More music this week

Although they just released a CD a few months ago, local pop/rock duo Keith and Renee are already hard at work on their next one.
Kill Matilda singer Dusty Exner: “I’d like to think our music influences a lot of violence and havoc-wreaking.”
Singer Andriy Michalchyshyn and his Zrada bandmates giv’r at a recent show with their unique blend of Ukrainian folk music and punk.

Keith and Renée

It’s been a good year for Keith and Renée.

In January, the local pop/rock duo’s 2007 song Good Year was chosen along with Bachman Turner Overdrive’s You Ain’t Seen Nothing Yet as the official theme song for Manitoba Homecoming 2010.

In May, Keith and Renée released their fourth CD, Detours. This summer, one of their songs appeared on Degrassi: The Next Generation, causing their views on YouTube to spike significantly, and, to top it all off, the band is already working on its next album.

“Renée and I have really been inspired to write,” said Keith Macpherson, who is joined in the duo by Renée Lamoureux. “We’ve been really prolific over the last year-and-a-half, so we’re trying to capture that creativity.”

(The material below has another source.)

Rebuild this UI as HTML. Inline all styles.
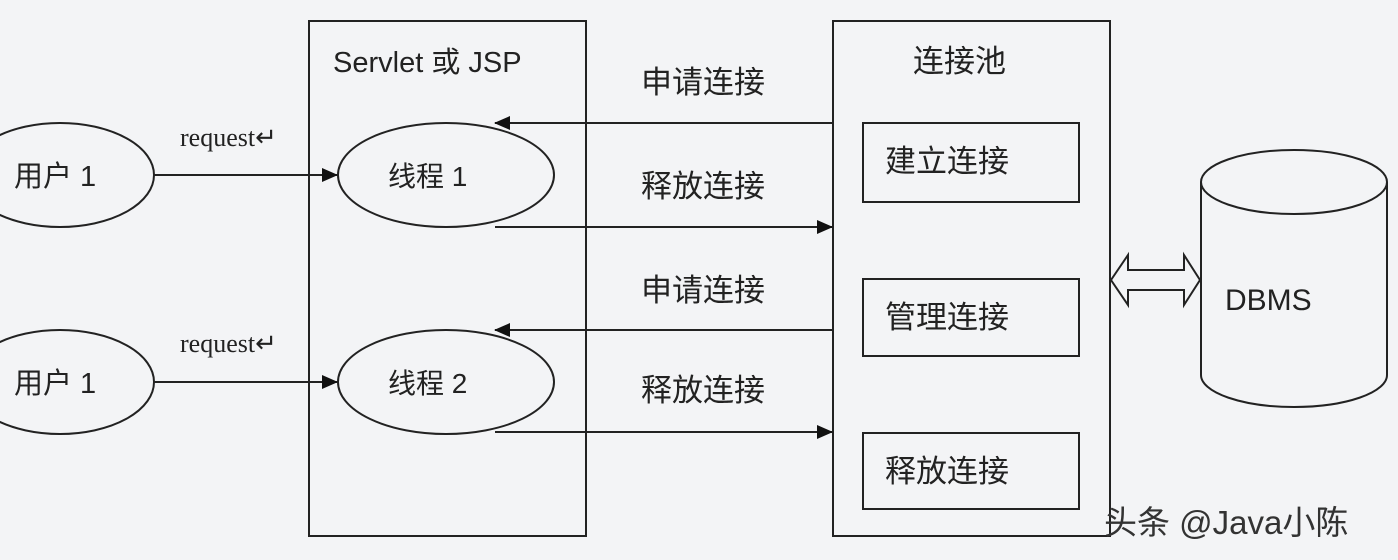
<!DOCTYPE html>
<html><head><meta charset="utf-8"><style>
html,body{margin:0;padding:0;background:#f3f4f6;}
svg{display:block}
text{font-family:"Liberation Serif","Noto Serif CJK SC",serif;fill:#222}
.c{font-family:"Liberation Sans","Noto Sans CJK SC",sans-serif}
</style></head><body>
<svg width="1398" height="560" viewBox="0 0 1398 560" xmlns="http://www.w3.org/2000/svg">
<defs><marker id="a" markerWidth="16" markerHeight="14" refX="15" refY="7" orient="auto" markerUnits="userSpaceOnUse"><path d="M0,0 L16,7 L0,14 Z" fill="#111"/></marker></defs>
<rect x="0" y="0" width="1398" height="560" fill="#f3f4f6"/>
<g stroke="#222" stroke-width="2" fill="none">
<rect x="309" y="21" width="277" height="515"/>
<rect x="833" y="21" width="277" height="515"/>
<rect x="863" y="123" width="216" height="79"/>
<rect x="863" y="279" width="216" height="77"/>
<rect x="863" y="433" width="216" height="76"/>
<ellipse cx="60" cy="175" rx="94" ry="52"/>
<ellipse cx="60" cy="382" rx="94" ry="52"/>
<ellipse cx="446" cy="175" rx="108" ry="52"/>
<ellipse cx="446" cy="382" rx="108" ry="52"/>
<line x1="154" y1="175" x2="337" y2="175" marker-end="url(#a)"/>
<line x1="154" y1="382" x2="337" y2="382" marker-end="url(#a)"/>
<line x1="833" y1="123" x2="495" y2="123" marker-end="url(#a)"/>
<line x1="495" y1="227" x2="832" y2="227" marker-end="url(#a)"/>
<line x1="833" y1="330" x2="495" y2="330" marker-end="url(#a)"/>
<line x1="495" y1="432" x2="832" y2="432" marker-end="url(#a)"/>
<path d="M1201,182 L1201,375 A93,32 0 0 0 1387,375 L1387,182"/>
<ellipse cx="1294" cy="182" rx="93" ry="32"/>
<path d="M1111,280 L1128,255 L1128,270 L1184,270 L1184,255 L1200,280 L1184,305 L1184,290 L1128,290 L1128,305 Z"/>
</g>
<g class="c">
<text x="14" y="186" class="c" font-size="29">用户 1</text>
<text x="14" y="393" class="c" font-size="29">用户 1</text>
<text x="388" y="186" class="c" font-size="28">线程 1</text>
<text x="388" y="393" class="c" font-size="28">线程 2</text>
<text x="333" y="72" class="c" font-size="29">Servlet 或 JSP</text>
<text x="913" y="72" class="c" font-size="31">连接池</text>
<text x="641" y="93" class="c" font-size="31">申请连接</text>
<text x="641" y="197" class="c" font-size="31">释放连接</text>
<text x="641" y="301" class="c" font-size="31">申请连接</text>
<text x="641" y="401" class="c" font-size="31">释放连接</text>
<text x="885" y="172" class="c" font-size="31">建立连接</text>
<text x="885" y="328" class="c" font-size="31">管理连接</text>
<text x="885" y="482" class="c" font-size="31">释放连接</text>
<text x="1225" y="310" class="c" font-size="30">DBMS</text>
</g>
<text x="180" y="146" font-size="26">request↵</text>
<text x="180" y="352" font-size="26">request↵</text>
<text x="1104" y="534" class="c" font-size="33" style="fill:#333">头条 @Java小陈</text>
</svg>
</body></html>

In 2009, the duo spent the summer in Africa as musical ambassadors for a humanitarian organization called Free the Children. Afterward, they performed at 80 Canadian high schools as part of a nationwide event staged by Free the Children, sharing their experiences in Kenya.

“Using music as a tool to inspire is really, really meaningful, and it’s really recharged us as artists,” Macpherson said.

“When we started, we were really driven to make it big, win a Grammy, be rock stars, but after going to Africa and (performing at the high schools), there’s just so much more depth to music than that.”
Before embarking on a three-month national tour and releasing a new music video later this month, Keith and Renée open for Australian country band Jetty Road on Thursday, Sept. 2 at the Pyramid Cabaret.


—Aaron Epp

Kill Matilda

First question: Why are we killing Matilda?

“We are killing Matilda because she fucking deserves it. She was asking for it,” Dusty Exner, lead singer and guitarist for the B.C. quartet, said by phone last week.
Second question: Has Kill Matilda played Winnipeg before?

“Last time we came to Winnipeg, we played the Albert and this crazy (mixed martial arts) guy smashed glass all over his face,” Exner said. “I had to take him into the washroom, and kneeling down he came up to my tits – that’s how big he was – and he was laughing manically as I was picking glass out of his face.”

In response to that, a third question: Do you find your music inspires violence?

“I’d like to think our music influences a lot of violence and havoc-wreaking. Raping. Pillaging.”

She requested that the audience not rape/pillage until after the show, as it could possibly interfere with Kill Matilda finishing their set.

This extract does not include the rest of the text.